Vielmehr kann man die drei Teile mit ihren jeweils vier, sieben und wieder vier Szenen als »zirkulären Aufbau« (Reitzammer, Abschnitt 3.3.) betrachten. Die insgesamt 15 Szenen spielen an neun verschiedenen Handlungsorten, von denen sieben nur jeweils einmal, zwei Handlungsorte aber jeweils viermal vorkommen. Diese beiden, die »Stille Straße im achten Bezirk« und »Draußen in der Wachau«, sind nach Peter Wapnewski »Konstanten, […] einander kontrapunktisch zugeordnet und [sie] funktionieren als die eigentliche Bühne des Geschehens, als giftreicher Nährboden der Handelnden und Arena ihrer Kämpfe« (Peter Wapnewski, Ödön von Horváth und seine ›Geschichten aus dem Wienerwald‹, zitiert nach Krischke/Materialien). 

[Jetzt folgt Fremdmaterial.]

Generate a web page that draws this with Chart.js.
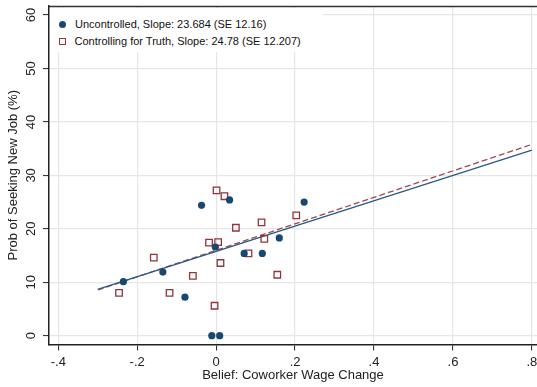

Der Handlungsort der letzten Szene ist identisch mit dem der ersten. Beide spielen darüber hinaus im Frühjahr, einer Zeit der Hoffnung und Erneuerung, die hier indes nur auf das Immergleiche hinweist: Der rosarote Rahmen kehrt Jahr für Jahr wieder, ohne dass sich die darin Handelnden verändert hätten. Hinter der scheinbar heiteren Frühlingsfassade verbirgt sich abgründige Bosheit. Die formale Kreisstruktur verweist damit auf den inhaltlichen Circulus vitiosus, in dem die Figuren sich befinden: »Alles ist am Ende, wie es war, eine Entwicklung hat nicht stattgefunden, die Menschen haben nichts dazugelernt.« (Manfred Eisenbeis, Lektüreschlüssel. Ödön von Horvath. Geschichten aus dem Wiener Wald, zitiert nach Bäuerle).

Veröffentlicht am 27. März 2023. Zuletzt aktualisiert am 27. März 2023.